Economia

La battaglia contro l’inflazione è quasi vinta ma non ci sono vincitori

Good bye, inflazione. Il fattore d’angoscia numero uno per l’economia mondiale sta dissolvendosi con sorprendente rapidità. I numeri parlano chiaro. L’inflazione su base annua negli Stati Uniti ha toccato il picco del 9,1% a giugno 2022 (rispetto al giugno 2021): nell’ottobre 2023 è scesa al 3,3%, sempre rispetto a dodici mesi prima. Nell’Eurozona il massimo è del luglio 2022 con il 10,1%: nel novembre 2023 il dato è crollato al 2,4%. Per l’intero anno le cifre saranno un po’ diverse perché bisogna fare la media dei 12 mesi, ma la tendenza è chiara: intorno al 4,3% per l’America rispetto all’8% del 2022, e 5,3% per l’Eurozona dall’8,4% dell’anno scorso. Meglio di tutte le previsioni, dal Fmi ai think-tank di entrambi i lati dell’oceano. (Repubblica)

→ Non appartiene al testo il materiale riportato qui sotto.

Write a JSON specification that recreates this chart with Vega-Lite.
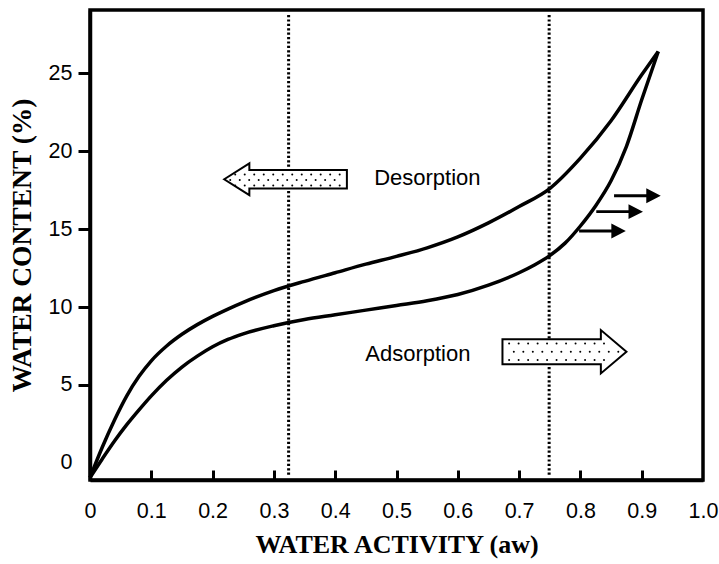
{
  "$schema": "https://vega.github.io/schema/vega-lite/v6.json",
  "width": 613,
  "height": 470,
  "autosize": {"type": "none"},
  "padding": {"left": 90, "top": 10, "right": 16, "bottom": 84},
  "background": "white",
  "config": {
    "view": {"stroke": "black", "strokeWidth": 3.5},
    "axis": {
      "domainColor": "black",
      "domainWidth": 3.5,
      "tickColor": "black",
      "tickWidth": 3,
      "labelFont": "Liberation Sans",
      "labelFontSize": 21.5,
      "labelColor": "black",
      "titleFont": "Liberation Serif",
      "titleFontWeight": "bold",
      "titleColor": "black",
      "grid": false
    }
  },
  "datasets": {
    "curves": [
      {"series": "Desorption", "x": 0, "y": -0.95},
      {"series": "Desorption", "x": 0.02, "y": 1.0},
      {"series": "Desorption", "x": 0.04, "y": 2.75},
      {"series": "Desorption", "x": 0.06, "y": 4.3},
      {"series": "Desorption", "x": 0.08, "y": 5.55},
      {"series": "Desorption", "x": 0.1, "y": 6.55},
      {"series": "Desorption", "x": 0.125, "y": 7.5},
      {"series": "Desorption", "x": 0.15, "y": 8.25},
      {"series": "Desorption", "x": 0.175, "y": 8.87},
      {"series": "Desorption", "x": 0.2, "y": 9.4},
      {"series": "Desorption", "x": 0.225, "y": 9.87},
      {"series": "Desorption", "x": 0.25, "y": 10.3},
      {"series": "Desorption", "x": 0.3, "y": 11.05},
      {"series": "Desorption", "x": 0.35, "y": 11.65},
      {"series": "Desorption", "x": 0.4, "y": 12.2},
      {"series": "Desorption", "x": 0.45, "y": 12.75},
      {"series": "Desorption", "x": 0.5, "y": 13.25},
      {"series": "Desorption", "x": 0.55, "y": 13.8},
      {"series": "Desorption", "x": 0.6, "y": 14.5},
      {"series": "Desorption", "x": 0.65, "y": 15.4},
      {"series": "Desorption", "x": 0.7, "y": 16.45},
      {"series": "Desorption", "x": 0.75, "y": 17.6},
      {"series": "Desorption", "x": 0.8, "y": 19.55},
      {"series": "Desorption", "x": 0.85, "y": 21.95},
      {"series": "Desorption", "x": 0.9, "y": 24.9},
      {"series": "Desorption", "x": 0.927, "y": 26.4},
      {"series": "Adsorption", "x": 0, "y": -0.95},
      {"series": "Adsorption", "x": 0.02, "y": 0.25},
      {"series": "Adsorption", "x": 0.04, "y": 1.4},
      {"series": "Adsorption", "x": 0.06, "y": 2.45},
      {"series": "Adsorption", "x": 0.08, "y": 3.4},
      {"series": "Adsorption", "x": 0.1, "y": 4.3},
      {"series": "Adsorption", "x": 0.125, "y": 5.3},
      {"series": "Adsorption", "x": 0.15, "y": 6.15},
      {"series": "Adsorption", "x": 0.175, "y": 6.85},
      {"series": "Adsorption", "x": 0.2, "y": 7.45},
      {"series": "Adsorption", "x": 0.225, "y": 7.92},
      {"series": "Adsorption", "x": 0.25, "y": 8.28},
      {"series": "Adsorption", "x": 0.3, "y": 8.8},
      {"series": "Adsorption", "x": 0.35, "y": 9.2},
      {"series": "Adsorption", "x": 0.4, "y": 9.5},
      {"series": "Adsorption", "x": 0.45, "y": 9.8},
      {"series": "Adsorption", "x": 0.5, "y": 10.1},
      {"series": "Adsorption", "x": 0.55, "y": 10.4},
      {"series": "Adsorption", "x": 0.6, "y": 10.8},
      {"series": "Adsorption", "x": 0.65, "y": 11.4},
      {"series": "Adsorption", "x": 0.7, "y": 12.2},
      {"series": "Adsorption", "x": 0.725, "y": 12.7},
      {"series": "Adsorption", "x": 0.75, "y": 13.3},
      {"series": "Adsorption", "x": 0.775, "y": 14.1},
      {"series": "Adsorption", "x": 0.8, "y": 15.2},
      {"series": "Adsorption", "x": 0.825, "y": 16.5},
      {"series": "Adsorption", "x": 0.85, "y": 18.1},
      {"series": "Adsorption", "x": 0.875, "y": 20.3},
      {"series": "Adsorption", "x": 0.9, "y": 23.3},
      {"series": "Adsorption", "x": 0.927, "y": 26.4}
    ],
    "vlines": [
      {"x": 0.324, "y": 28.74, "y2": -0.8},
      {"x": 0.749, "y": 28.74, "y2": -0.8}
    ],
    "leftArrow": [{"x": 0.319, "y": 18.2}],
    "rightArrow": [{"x": 0.774, "y": 7.13}],
    "dots": [
      {"x": 0.2369, "y": 18.5}, {"x": 0.2524, "y": 18.5}, {"x": 0.2679, "y": 18.5}, {"x": 0.2834, "y": 18.5},
      {"x": 0.2989, "y": 18.5}, {"x": 0.3144, "y": 18.5}, {"x": 0.3299, "y": 18.5}, {"x": 0.3454, "y": 18.5},
      {"x": 0.3608, "y": 18.5}, {"x": 0.3763, "y": 18.5}, {"x": 0.3918, "y": 18.5}, {"x": 0.4073, "y": 18.5},
      {"x": 0.2288, "y": 18.15}, {"x": 0.2443, "y": 18.15}, {"x": 0.2597, "y": 18.15}, {"x": 0.2752, "y": 18.15},
      {"x": 0.2907, "y": 18.15}, {"x": 0.3062, "y": 18.15}, {"x": 0.3217, "y": 18.15}, {"x": 0.3372, "y": 18.15},
      {"x": 0.3527, "y": 18.15}, {"x": 0.3681, "y": 18.15}, {"x": 0.3836, "y": 18.15}, {"x": 0.3991, "y": 18.15},
      {"x": 0.2369, "y": 17.8}, {"x": 0.2524, "y": 17.8}, {"x": 0.2679, "y": 17.8}, {"x": 0.2834, "y": 17.8},
      {"x": 0.2989, "y": 17.8}, {"x": 0.3144, "y": 17.8}, {"x": 0.3299, "y": 17.8}, {"x": 0.3454, "y": 17.8},
      {"x": 0.3608, "y": 17.8}, {"x": 0.3763, "y": 17.8}, {"x": 0.3918, "y": 17.8}, {"x": 0.4073, "y": 17.8},
      {"x": 0.6837, "y": 7.66}, {"x": 0.6992, "y": 7.66}, {"x": 0.7147, "y": 7.66}, {"x": 0.7302, "y": 7.66},
      {"x": 0.7456, "y": 7.66}, {"x": 0.7611, "y": 7.66}, {"x": 0.7766, "y": 7.66}, {"x": 0.7921, "y": 7.66},
      {"x": 0.8076, "y": 7.66}, {"x": 0.8231, "y": 7.66}, {"x": 0.8385, "y": 7.66},
      {"x": 0.6914, "y": 7.13}, {"x": 0.7069, "y": 7.13}, {"x": 0.7224, "y": 7.13}, {"x": 0.7379, "y": 7.13},
      {"x": 0.7534, "y": 7.13}, {"x": 0.7689, "y": 7.13}, {"x": 0.7844, "y": 7.13}, {"x": 0.7998, "y": 7.13},
      {"x": 0.8153, "y": 7.13}, {"x": 0.8308, "y": 7.13}, {"x": 0.8463, "y": 7.13}, {"x": 0.8618, "y": 7.13},
      {"x": 0.6837, "y": 6.6}, {"x": 0.6992, "y": 6.6}, {"x": 0.7147, "y": 6.6}, {"x": 0.7302, "y": 6.6},
      {"x": 0.7456, "y": 6.6}, {"x": 0.7611, "y": 6.6}, {"x": 0.7766, "y": 6.6}, {"x": 0.7921, "y": 6.6},
      {"x": 0.8076, "y": 6.6}, {"x": 0.8231, "y": 6.6}, {"x": 0.8385, "y": 6.6}
    ],
    "smallArrows": [
      {"x": 0.893, "y": 17.14},
      {"x": 0.864, "y": 16.12},
      {"x": 0.836, "y": 14.88}
    ],
    "labels": [
      {"x": 0.4636, "y": 17.83, "label": "Desorption"},
      {"x": 0.449, "y": 6.54, "label": "Adsorption"}
    ]
  },
  "resolve": {"axis": {"x": "independent"}},
  "encoding": {
    "y": {
      "field": "y",
      "type": "quantitative",
      "scale": {"domain": [-1.1, 29.06], "nice": false, "zero": false},
      "title": "WATER CONTENT (%)",
      "axis": {
        "values": [0, 5, 10, 15, 20, 25],
        "tickSize": 12,
        "labelPadding": 6,
        "labelFlush": false,
        "labelOverlap": false,
        "tickColor": {"condition": {"test": "datum.value === 0", "value": "transparent"}, "value": "black"},
        "titleFontSize": 27.5,
        "titlePadding": 12
      }
    }
  },
  "layer": [
    {
      "data": {"name": "vlines"},
      "mark": {"type": "rule", "strokeDash": [2.2, 2.2], "strokeWidth": 3, "color": "black"},
      "encoding": {
        "x": {
          "field": "x",
          "type": "quantitative",
          "scale": {"domain": [0, 1], "nice": false, "zero": false},
          "title": null,
          "axis": {
            "orient": "top",
            "offset": -470,
            "values": [0.1, 0.2, 0.3, 0.4, 0.5, 0.6, 0.7, 0.8, 0.9],
            "domain": false,
            "labels": false,
            "ticks": true,
            "tickSize": 10,
            "tickWidth": 3
          }
        },
        "y2": {"field": "y2"}
      }
    },
    {
      "data": {"name": "curves"},
      "mark": {"type": "line", "interpolate": "monotone", "color": "black", "strokeWidth": 3.5},
      "encoding": {
        "x": {
          "field": "x",
          "type": "quantitative",
          "scale": {"domain": [0, 1], "nice": false, "zero": false},
          "title": "WATER ACTIVITY (aw)",
          "axis": {
            "orient": "bottom",
            "values": [0, 0.1, 0.2, 0.3, 0.4, 0.5, 0.6, 0.7, 0.8, 0.9, 1],
            "labelExpr": "datum.value == 0 ? '0' : format(datum.value, '.1f')",
            "ticks": false,
            "labelPadding": 20,
            "labelFlush": false,
            "labelOverlap": false,
            "titleFontSize": 26,
            "titlePadding": 10
          }
        },
        "detail": {"field": "series"}
      }
    },
    {
      "data": {"name": "leftArrow"},
      "mark": {
        "type": "point",
        "shape": "M -1 0 L -0.59 -0.26 L -0.59 -0.15 L 1 -0.15 L 1 0.15 L -0.59 0.15 L -0.59 0.26 Z",
        "size": 15055,
        "filled": true,
        "fill": "white",
        "stroke": "black",
        "strokeWidth": 2,
        "opacity": 1
      },
      "encoding": {"x": {"field": "x", "type": "quantitative", "axis": null}}
    },
    {
      "data": {"name": "rightArrow"},
      "mark": {
        "type": "point",
        "shape": "M 1 0 L 0.587 -0.35 L 0.587 -0.2 L -1 -0.2 L -1 0.2 L 0.587 0.2 L 0.587 0.35 Z",
        "size": 15376,
        "filled": true,
        "fill": "white",
        "stroke": "black",
        "strokeWidth": 2,
        "opacity": 1
      },
      "encoding": {"x": {"field": "x", "type": "quantitative", "axis": null}}
    },
    {
      "data": {"name": "dots"},
      "mark": {"type": "point", "shape": "circle", "size": 4, "filled": true, "color": "black", "opacity": 1},
      "encoding": {"x": {"field": "x", "type": "quantitative", "axis": null}}
    },
    {
      "data": {"name": "smallArrows"},
      "mark": {
        "type": "point",
        "shape": "M -1 -0.06 L 0.38 -0.06 L 0.38 -0.32 L 1 0 L 0.38 0.32 L 0.38 0.06 L -1 0.06 Z",
        "size": 2181,
        "filled": true,
        "fill": "black",
        "strokeWidth": 0,
        "opacity": 1
      },
      "encoding": {"x": {"field": "x", "type": "quantitative", "axis": null}}
    },
    {
      "data": {"name": "labels"},
      "mark": {"type": "text", "align": "left", "baseline": "alphabetic", "font": "Liberation Sans", "fontSize": 22, "color": "black"},
      "encoding": {
        "x": {"field": "x", "type": "quantitative", "axis": null},
        "text": {"field": "label"}
      }
    }
  ]
}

L’Italia per una volta sembra essere in linea. Nel gennaio di quest’anno i prezzi erano più alti per il 10% rispetto al primo mese del 2022, ma ora l’anno si sta chiudendo con un +0,8% su base annua in novembre, il che porta l’Istat a valutare il dato “acquisito” per il 2023 al 5,7% contro l’8,7% del 2022.

Dunque, sembra la battaglia è quasi vinta, per di più senza essere sprofondati in recessione, ma non c’è ancora da stare tranquilli, avverte Nomura in un report intitolato “No declaration of victory yet”, in cui peraltro anticipa da settembre a giugno 2024 il calo dei tassi. «Ma prima è meglio di no, per schivare i rischi di recrudescenza», spiega Lorenzo Forni, economista di scuola Bankitalia, oggi a capo di Prometeia Associazione: «L’economia, almeno quella europea, può reggere questi tassi ancora per un po’ evitando una recessione: le banche sono solide, le aziende sono capitalizzate, le famiglie devono ancora spendere i risparmi dell’epoca dei lockdown. Tuttalpiù si tratterà di una stagnazione, difficilmente di una recessione».